Tiger has shown flashes of power in the past, but not like this and not with this consistency. During last year’s Hero World Challenge, despite the birdies and that one round of 65, he was hitting it all over the yard. He had no idea where it was going with the driver, missing both ways and scrambling on just about every hole to stay in it.

That wildness is not there this year and has had a few colleagues of mine asking if he’s ever driven the ball this well? His misses have been small misses, usually to the right spot, and predictable. This is not the miss where it’s going 30 yards off the fairway on one tee and 20 yards off the fairway in the opposite direction on the next.

We’ve got a small sample size here, but it still looks demonstrably different from previous comebacks. He’s crushing it and largely avoiding the wildness that’s made his overall game a mess in recent years. Even his own caddie is surprised by the pop this early in the comeback.

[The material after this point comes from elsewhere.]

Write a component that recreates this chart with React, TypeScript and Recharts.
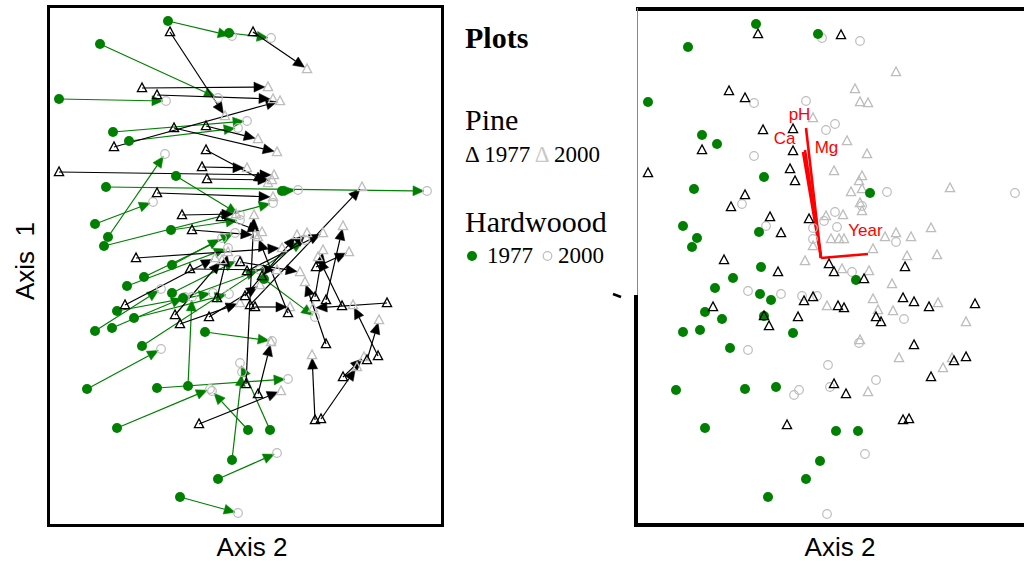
import React from 'react';
import { ScatterChart, Scatter, XAxis, YAxis, ReferenceLine, ReferenceDot } from 'recharts';

// ---------- Left panel: plot scores, 1977 -> 2000 (Axis 2, Axis 1) ----------
const pine1977Left: [number, number][] = [[-0.75,2.33],[0.08,2.33],[-1.03,1.77],[-0.88,1.70],[-1.31,1.18],[-0.71,1.37],[-0.39,1.39],[-1.86,0.93],[-0.43,0.98],[-0.39,1.15],[-0.38,0.86],[-0.88,0.72],[-0.63,0.50],[-0.24,0.48],[-0.53,0.35],[-1.09,0.07],[-0.55,-0.04],[-0.05,0.03],[-1.20,-0.40],[-0.70,-0.50],[-0.65,-0.59],[-0.36,-0.52],[0.01,-1.19],[-0.46,-1.59],[0.13,-1.29],[-0.28,-0.33],[0.10,-0.42],[0.81,-0.35],[0.70,-0.32],[0.97,-0.41],[1.42,-0.38],[1.33,-0.91],[1.22,-0.95],[0.81,-0.79],[0.98,-1.12],[0.70,-1.55],[0.76,-1.54],[0.05,-0.40],[0.02,-0.06],[0.17,-0.11],[0.00,-0.31],[0.43,-0.48],[0.71,-0.02]];
const pine2000Left: [number, number][] = [[-0.20,1.49],[0.62,1.96],[0.23,1.78],[0.28,1.66],[0.35,1.64],[0.32,1.13],[0.13,1.26],[0.29,0.90],[0.02,0.97],[0.23,0.82],[0.27,0.85],[0.28,0.68],[-0.09,0.51],[0.17,0.33],[0.10,0.30],[0.37,0.17],[0.32,-0.05],[0.55,-0.07],[-0.30,0.07],[-0.23,0.05],[-0.05,-0.38],[0.15,-0.20],[0.09,0.50],[0.36,-1.26],[0.26,-0.77],[-0.17,0.13],[0.45,-0.42],[0.98,0.39],[0.78,0.15],[0.73,0.08],[0.68,-0.43],[1.08,-0.40],[1.34,-0.55],[0.60,-0.17],[1.19,-0.92],[0.67,-0.90],[1.12,-1.02],[1.17,0.78],[0.78,0.32],[0.62,0.32],[0.52,0.30],[0.13,0.28],[1.04,0.13]];
const hard1977Left: [number, number][] = [[-0.77,2.44],[-0.16,2.32],[-1.45,2.21],[-1.86,1.66],[-1.32,1.33],[-1.16,1.24],[-1.37,0.28],[-0.69,0.89],[-1.39,0.78],[0.37,0.74],[-1.50,0.41],[-1.41,0.19],[-0.74,0.35],[-0.73,0.00],[-1.18,-0.21],[-1.01,-0.12],[-0.73,-0.28],[-0.62,-0.33],[-1.28,-0.46],[-1.11,-0.53],[-1.50,-0.66],[-1.33,-0.63],[-1.03,-0.81],[-0.40,-0.67],[-1.58,-1.24],[-0.88,-1.23],[-0.57,-1.21],[-1.28,-1.63],[0.03,-1.65],[0.25,-1.65],[-0.13,-1.95],[-0.27,-2.14],[-0.65,-2.32],[0.19,-0.14]];
const hard2000Left: [number, number][] = [[-0.13,2.29],[0.26,2.27],[-0.27,1.67],[-0.79,1.64],[0.02,1.44],[-0.07,1.37],[-0.80,1.11],[-0.05,0.50],[1.82,0.74],[0.53,0.75],[-0.92,0.63],[0.28,0.62],[-0.05,0.45],[-0.23,0.27],[-0.17,0.17],[-0.10,0.32],[-0.07,0.05],[0.15,-0.05],[-0.32,-0.28],[-0.16,-0.29],[-0.84,-0.24],[-0.60,-0.32],[0.60,0.25],[0.27,-0.76],[-0.84,-0.84],[0.43,-1.14],[-0.53,-0.32],[-0.35,-1.24],[-0.33,-1.26],[-0.05,-0.98],[-0.03,-1.07],[0.32,-1.88],[-0.07,-2.48],[0.70,-0.52]];

// ---------- Right panel: ordination with environmental vectors ----------
const pine1977Right: [number, number][] = [[-0.72,2.31],[0.11,2.30],[-1.01,1.74],[-0.85,1.67],[-0.67,1.35],[-0.37,1.36],[-1.28,1.15],[-0.37,1.14],[-1.82,0.92],[-0.40,0.96],[-0.35,0.84],[-0.85,0.70],[-0.99,0.58],[-0.60,0.48],[-0.21,0.46],[-0.49,0.32],[-1.06,0.05],[-0.52,-0.07],[-0.01,0.01],[0.04,-0.07],[0.75,-0.02],[0.34,-0.14],[-1.17,-0.42],[-0.66,-0.51],[-0.61,-0.61],[-0.32,-0.52],[-0.26,-0.36],[-0.17,-0.32],[0.08,-0.41],[0.14,-0.43],[0.46,-0.52],[0.51,-0.57],[0.73,-0.33],[0.84,-0.37],[0.99,-0.42],[1.45,-0.39],[0.84,-0.80],[1.36,-0.92],[1.24,-0.96],[1.01,-1.12],[0.04,-1.19],[0.16,-1.29],[-0.43,-1.60],[0.73,-1.55],[0.79,-1.54]];
const pine2000Right: [number, number][] = [[0.66,1.93],[0.25,1.76],[0.30,1.63],[0.38,1.62],[-0.17,1.47],[0.17,1.24],[0.37,1.11],[0.04,0.94],[0.32,0.89],[0.29,0.84],[0.21,0.73],[0.32,0.76],[1.20,0.77],[0.30,0.62],[0.32,0.54],[-0.04,0.49],[0.13,0.50],[0.01,0.26],[0.09,0.26],[0.14,0.26],[0.55,0.28],[0.66,0.32],[0.81,0.28],[1.01,0.37],[0.43,0.16],[0.77,0.09],[1.07,0.10],[-0.25,0.04],[0.12,-0.04],[0.39,-0.06],[-0.17,0.19],[0.62,-0.19],[-0.03,-0.41],[0.43,-0.34],[0.48,-0.45],[0.63,-0.46],[1.08,-0.38],[1.36,-0.57],[0.30,-0.75],[0.69,-0.93],[1.22,-0.93],[1.13,-1.03],[0.38,-1.27]];
const hard1977Right: [number, number][] = [[-0.74,2.41],[-0.12,2.31],[-1.42,2.18],[-1.82,1.63],[-1.28,1.30],[-1.13,1.21],[-0.66,0.88],[-1.36,0.76],[0.40,0.72],[-1.47,0.39],[-1.33,0.27],[-1.38,0.18],[-0.71,0.33],[-0.69,-0.02],[-0.97,-0.13],[0.26,-0.15],[-1.15,-0.23],[-0.70,-0.29],[-0.59,-0.35],[-1.25,-0.47],[-1.08,-0.54],[-0.66,-0.51],[-1.47,-0.67],[-1.30,-0.65],[-0.37,-0.68],[-1.00,-0.83],[-1.54,-1.25],[-0.85,-1.24],[-0.54,-1.22],[-1.25,-1.63],[0.06,-1.66],[0.28,-1.66],[-0.10,-1.96],[-0.24,-2.14],[-0.62,-2.32]];
const hard2000Right: [number, number][] = [[-0.08,2.27],[0.30,2.24],[-0.76,1.62],[-0.24,1.64],[0.05,1.41],[-0.04,1.35],[-0.76,1.09],[0.57,0.73],[1.85,0.72],[0.32,0.59],[-0.88,0.61],[0.05,0.53],[-0.06,0.44],[0.07,0.38],[-0.64,0.39],[-0.17,0.37],[-0.17,0.26],[0.66,0.23],[0.22,-0.07],[-0.82,-0.26],[-0.49,-0.29],[-0.28,-0.31],[-0.13,-0.31],[0.74,-0.54],[-0.82,-0.85],[0.29,-0.78],[-0.02,-1.00],[0.46,-1.15],[0.00,-1.22],[-0.31,-1.25],[-0.36,-1.30],[0.35,-1.89],[-0.03,-2.49]];

const vectorNames = ['pH', 'Ca', 'Mg', 'Year'];
const vectorOrigin: [number, number] = [-0.09, 0.07];
const vectorTips: [number, number][] = [[-0.24, 1.37], [-0.27, 1.13], [-0.25, 1.15], [0.38, 0.11]];
const vectorLabelAt: [number, number][] = [[-0.305, 1.505], [-0.455, 1.27], [-0.035, 1.18], [0.355, 0.35]];

const GREEN = '#008000';
const GRAY = '#bdbdbd';

const toPts = (a: [number, number][]) => a.map(([x, y]) => ({ x, y }));

const dotShape = (p: any) => <circle cx={p.cx} cy={p.cy} r={5} fill={GREEN} />;
const ringShape = (p: any) => <circle cx={p.cx} cy={p.cy} r={4.3} fill="none" stroke={GRAY} strokeWidth={1.2} />;
const triShape = (color: string) => (p: any) => (
  <polygon
    points={`${p.cx},${p.cy - 5} ${p.cx - 4.6},${p.cy + 3.6} ${p.cx + 4.6},${p.cy + 3.6}`}
    fill="none"
    stroke={color}
    strokeWidth={1.3}
  />
);

const arrowShape = (color: string) => (p: any) => {
  const { x1, y1, x2, y2 } = p;
  const dx = x2 - x1;
  const dy = y2 - y1;
  const len = Math.hypot(dx, dy) || 1;
  const ux = dx / len;
  const uy = dy / len;
  const tx = x2 - ux * 3;
  const ty = y2 - uy * 3;
  const hl = 11;
  const hw = 5;
  const bx = tx - ux * hl;
  const by = ty - uy * hl;
  const pts = `${tx},${ty} ${bx - uy * hw},${by + ux * hw} ${bx + uy * hw},${by - ux * hw}`;
  return (
    <g>
      <line x1={x1} y1={y1} x2={bx} y2={by} stroke={color} strokeWidth={1.2} />
      <polygon points={pts} fill={color} stroke={color} strokeWidth={0.5} />
    </g>
  );
};

const redLine = (p: any) => (
  <line x1={p.x1} y1={p.y1} x2={p.x2} y2={p.y2} stroke="#ff0000" strokeWidth={2.6} />
);

const labelShape = (text: string) => (p: any) => (
  <text x={p.cx} y={p.cy} textAnchor="middle" dominantBaseline="central" fill="#ff0000" fontSize={17} fontFamily="Liberation Sans, Arial, sans-serif">
    {text}
  </text>
);

const LeftPanel = () => (
  <ScatterChart width={396} height={515} margin={{ top: 0, right: 0, bottom: 0, left: 0 }}>
    <XAxis type="number" dataKey="x" domain={[-1.98, 1.98]} hide allowDataOverflow />
    <YAxis type="number" dataKey="y" domain={[-2.58, 2.57]} hide allowDataOverflow />
    <Scatter data={toPts(hard2000Left)} shape={ringShape} isAnimationActive={false} />
    <Scatter data={toPts(pine2000Left)} shape={triShape(GRAY)} isAnimationActive={false} />
    {hard1977Left.map((s, i) => (
      <ReferenceLine
        key={'h' + i}
        segment={[{ x: s[0], y: s[1] }, { x: hard2000Left[i][0], y: hard2000Left[i][1] }]}
        shape={arrowShape(GREEN)}
        ifOverflow="visible"
      />
    ))}
    {pine1977Left.map((s, i) => (
      <ReferenceLine
        key={'p' + i}
        segment={[{ x: s[0], y: s[1] }, { x: pine2000Left[i][0], y: pine2000Left[i][1] }]}
        shape={arrowShape('#000')}
        ifOverflow="visible"
      />
    ))}
    <Scatter data={toPts(hard1977Left)} shape={dotShape} isAnimationActive={false} />
    <Scatter data={toPts(pine1977Left)} shape={triShape('#000')} isAnimationActive={false} />
  </ScatterChart>
);

const RightPanel = () => (
  <ScatterChart width={413} height={513} margin={{ top: 0, right: 0, bottom: 0, left: 0 }}>
    <XAxis type="number" dataKey="x" domain={[-1.93, 2.2]} hide allowDataOverflow />
    <YAxis type="number" dataKey="y" domain={[-2.58, 2.55]} hide allowDataOverflow />
    <Scatter data={toPts(hard2000Right)} shape={ringShape} isAnimationActive={false} />
    <Scatter data={toPts(pine2000Right)} shape={triShape(GRAY)} isAnimationActive={false} />
    <Scatter data={toPts(hard1977Right)} shape={dotShape} isAnimationActive={false} />
    <Scatter data={toPts(pine1977Right)} shape={triShape('#000')} isAnimationActive={false} />
    {vectorTips.map((t, i) => (
      <ReferenceLine
        key={'v' + i}
        segment={[{ x: vectorOrigin[0], y: vectorOrigin[1] }, { x: t[0], y: t[1] }]}
        shape={redLine}
        ifOverflow="visible"
      />
    ))}
    {vectorLabelAt.map((l, i) => (
      <ReferenceDot key={'l' + i} x={l[0]} y={l[1]} r={0} shape={labelShape(vectorNames[i])} ifOverflow="visible" />
    ))}
  </ScatterChart>
);

const serif = 'Liberation Serif, Times New Roman, serif';
const sans = 'Liberation Sans, Arial, sans-serif';

export default function App() {
  return (
    <div style={{ position: 'absolute', left: 0, top: 0, width: 1024, height: 561, overflow: 'hidden', background: '#fff' }}>
      <svg width={1024} height={561} style={{ position: 'absolute', left: 0, top: 0 }}>
        <text x={465} y={48} fontFamily={serif} fontSize={30} fontWeight="bold">Plots</text>
        <text x={465} y={130} fontFamily={serif} fontSize={30}>Pine</text>
        <text x={465} y={162} fontFamily={serif} fontSize={23}>
          <tspan>Δ 1977 </tspan>
          <tspan fill="#c8c8c8">Δ</tspan>
          <tspan> 2000</tspan>
        </text>
        <text x={465} y={232} fontFamily={serif} fontSize={30}>Hardwoood</text>
        <circle cx={472} cy={256} r={5} fill={GREEN} />
        <text x={487} y={263} fontFamily={serif} fontSize={23}>1977</text>
        <circle cx={547.5} cy={256} r={4.3} fill="none" stroke={GRAY} strokeWidth={1.2} />
        <text x={558} y={263} fontFamily={serif} fontSize={23}>2000</text>
        <line x1={613} y1={294} x2={621} y2={297} stroke="#000" strokeWidth={2.5} />
        <text x={252} y={556} textAnchor="middle" fontFamily={sans} fontSize={26}>Axis 2</text>
        <text x={840} y={556} textAnchor="middle" fontFamily={sans} fontSize={26}>Axis 2</text>
        <text x={0} y={0} transform="translate(34,261) rotate(-90)" textAnchor="middle" fontFamily={sans} fontSize={26} style={{ whiteSpace: 'pre' }}>
          {'Axis  1'}
        </text>
      </svg>
      <div style={{ position: 'absolute', left: 47, top: 8 }}>
        <LeftPanel />
      </div>
      <div style={{ position: 'absolute', left: 637, top: 10 }}>
        <RightPanel />
      </div>
      {/* frames */}
      <div style={{ position: 'absolute', left: 47, top: 5, width: 397, height: 522, border: '3px solid #000', boxSizing: 'border-box', pointerEvents: 'none' }} />
      <div style={{ position: 'absolute', left: 636, top: 7, width: 400, height: 4, background: '#000' }} />
      <div style={{ position: 'absolute', left: 637, top: 8, width: 1, height: 290, background: '#888' }} />
      <div style={{ position: 'absolute', left: 634, top: 295, width: 4, height: 232, background: '#000' }} />
      <div style={{ position: 'absolute', left: 634, top: 523, width: 400, height: 4, background: '#000' }} />
    </div>
  );
}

The driver is more important than at any other time in the game’s history. Advanced stats bear this out and anecdotal evidence from the top pros corroborate it. The modern equipment, specifically the golf ball, have completely changed the way the pro game is played. If you’re not a good driver of the ball, you’re not going to be competitive on today’s PGA Tour. Tiger hasn’t had this speed and he certainly didn’t have reliable consistency. Whether it’s the fusion surgery or a swing change or those factors in conjunction, he’s shown both speed and consistency this week.

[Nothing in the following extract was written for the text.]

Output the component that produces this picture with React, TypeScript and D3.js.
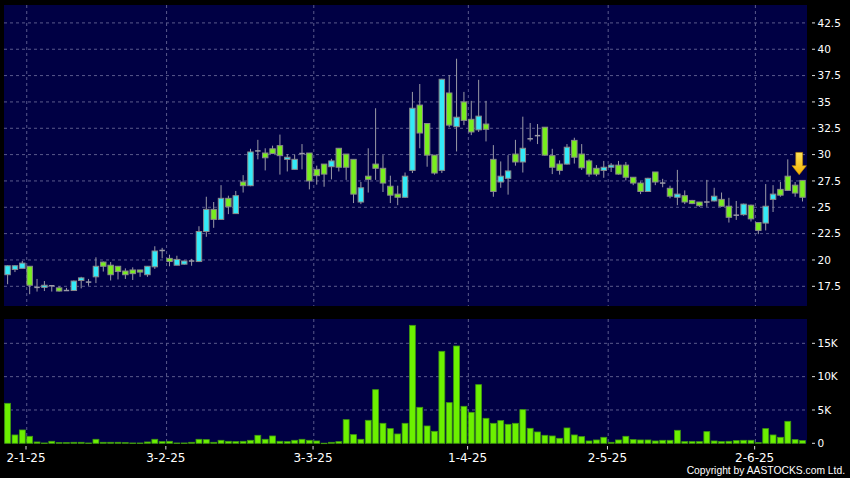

It’s obvious he’s in love with this power. That can be dangerous if he’s too obsessed with trying to keep up with the 20-something big hitters. But right now, it’s given his entire game and this comeback a juice we’ve not seen in prior returns.

Caveats and disclaimers

Chipping

Tiger could become an elite driver and it not matter if those odious chip yips ever attack again. That’s a mental hurdle more than any physical health one, and we’re told from pros who’ve been wrecked by chip yips that they never realllly go away. He horribly stubbed a couple chips in the first round, but this is a course with extremely tight run-offs around the greens that have given not just Tiger trouble.

Hideki Matsuyama duffed a hideous chip on Friday. Charley Hoffman, the leader after 36 holes, used a wood to run a ball onto the green instead of trying to contend with the tight lies at this course. When Tiger does those things, we immediately think of the incomprehensible yip show from 2015 that threatened to end his career just as fast as a disintegrating spine.

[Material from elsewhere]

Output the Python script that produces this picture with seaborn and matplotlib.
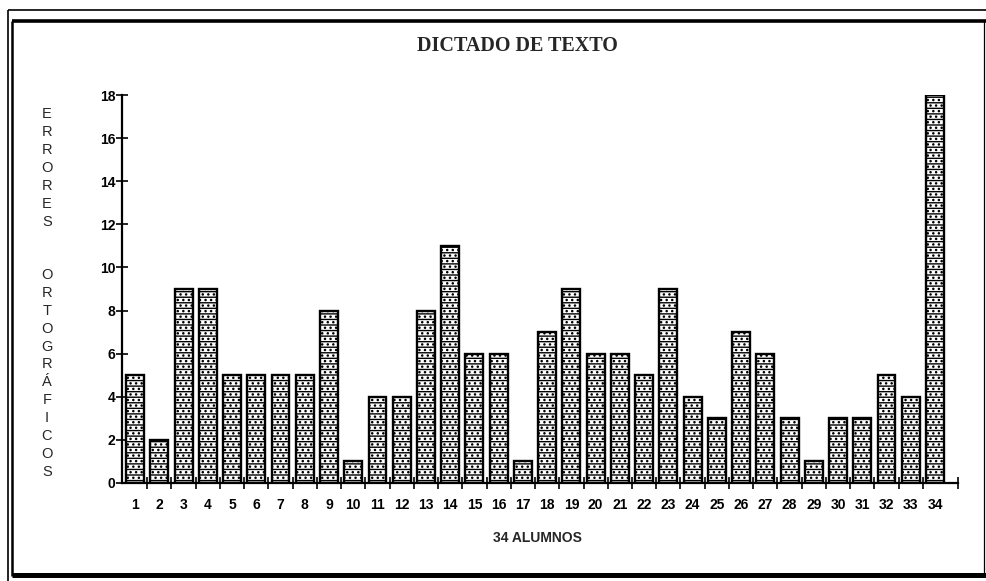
import numpy as np
import pandas as pd
import matplotlib
matplotlib.use("Agg")
import matplotlib.pyplot as plt
from matplotlib.lines import Line2D
import seaborn as sns

# Spelling errors per student in the dictation exercise
alumnos = [str(i) for i in range(1, 35)]
errores = [5, 2, 9, 9, 5, 5, 5, 5, 8, 1, 4, 4, 8, 11, 6, 6, 1, 7, 9, 6,
           6, 5, 9, 4, 3, 7, 6, 3, 1, 3, 3, 5, 4, 18]
y_ticks = list(range(0, 19, 2))

titulo = "DICTADO DE TEXTO"
etiqueta_x = "34 ALUMNOS"
etiqueta_y = "ERRORES  ORTOGRÁFICOS"

sns.set_style("white")
plt.rcParams["font.family"] = ["Liberation Sans", "DejaVu Sans"]
plt.rcParams["hatch.linewidth"] = 1.0
plt.rcParams["hatch.color"] = "black"

df = pd.DataFrame({"alumno": alumnos, "errores": errores})

W, H = 986, 581
fig = plt.figure(figsize=(W / 100, H / 100), dpi=100)
ax = fig.add_axes([122 / W, 1 - 483 / H, 836 / W, 388 / H])

sns.barplot(data=df, x="alumno", y="errores", color="white",
            edgecolor="black", linewidth=1.7, width=0.74, ax=ax)
for p in ax.patches:
    p.set_hatch("---...")
    p.set_facecolor("white")
    p.set_edgecolor("black")

n = len(alumnos)
ax.set_xlim(-0.54, n - 0.05)
ax.set_ylim(0, 18)

# axes: only left and bottom lines, ticks crossing the axis
for s in ["top", "right"]:
    ax.spines[s].set_visible(False)
for s in ["left", "bottom"]:
    ax.spines[s].set_linewidth(1.6)
    ax.spines[s].set_color("black")

ax.set_yticks(y_ticks)
ax.set_yticklabels([str(v) for v in y_ticks])
ax.tick_params(axis="y", left=True, direction="inout", length=8, width=1.2,
               pad=0.8, labelsize=10, colors="black")

ax.set_xticks(range(n))
ax.set_xticklabels(alumnos)
ax.tick_params(axis="x", which="major", bottom=True, length=0, pad=10.5,
               labelsize=10, colors="black")
ax.set_xticks(list(np.arange(0.5, n - 1, 1.0)) + [n - 0.05], minor=True)
ax.tick_params(axis="x", which="minor", bottom=True, direction="inout",
               length=8, width=1.2, color="black")
for lab in ax.get_xticklabels() + ax.get_yticklabels():
    lab.set_fontweight("bold")

ax.set_xlabel(etiqueta_x, fontsize=10, fontweight="bold", va="center")
ax.xaxis.set_label_coords((537 - 122) / 836, (483 - 538) / 388)
ax.set_ylabel("")

fig.text(517 / W, 1 - 46 / H, titulo, ha="center", va="center",
         fontsize=14.5, fontweight="bold", family="Liberation Serif")

fig.text(47 / W, 1 - 293 / H, "\n".join(etiqueta_y), ha="center",
         va="center", fontsize=10.5, linespacing=1.35)

# frame around the chart
def fline(x0, y0, x1, y1, lw):
    fig.add_artist(Line2D([x0 / W, x1 / W], [1 - y0 / H, 1 - y1 / H],
                          color="black", lw=lw, solid_capstyle="butt",
                          transform=fig.transFigure))

fline(8, 10, 986, 10, 1.2)
fline(8, 10, 8, 581, 1.2)
fline(12, 21, 986, 21, 2.6)
fline(12, 21, 12, 576, 1.8)
fline(12, 575, 986, 575, 3.6)
fline(984, 21, 984, 575, 0.9)

fig.savefig("out.png", dpi=100, facecolor="white")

There were no signs of chipping trouble on Friday. At one point, Tiger even got creative and decided to chip with his ball already on the green, going over a slope to run it to the hole. He executed it perfectly.

Sample size

Again, we’re dealing with a 36-hole sample size here. Will that speed and power continue next year when or if he’s playing three times in a month? He may look different and much better, but what’s sustainable? Which leads us into the other obvious caveat...

Health

Tiger is “back” not because his swing looks good or the putter is rolling true. He’s back because his health, for the moment, permits it. This is a Tiger era in which you’re uneasy with every aggressive and violent cut at the ball. This may be a different swing coming off a different surgery, but it needs to be done for a sustained stretch with no wincing, grabbing of the back, or crumbling to the ground. The wet blanket portion of this is that it’s going to take awhile before we are relieved of the fear that those winces and crumbles could happen at any moment.


Because it’s Tiger Woods, and we overanalyze every single shot and word, we’re always ping-ponging from uncontrollable optimism to overwhelming dread with little room in between. The analysis is always framed between either “He’s back and he’s going to win the Masters” to “His career is over and he’s embarrassing himself.” Jim Bones Mackay, Phil Mickelson’s legendary caddie turned excellent on-course reporter, put it well at the end of the day, saying Tiger is “close to playing at an extremely high level.”

We may be getting sucked in again only to have another comeback evaporate. But so far, this one looks different from the last, and in a way that yields well-founded hope and optimism.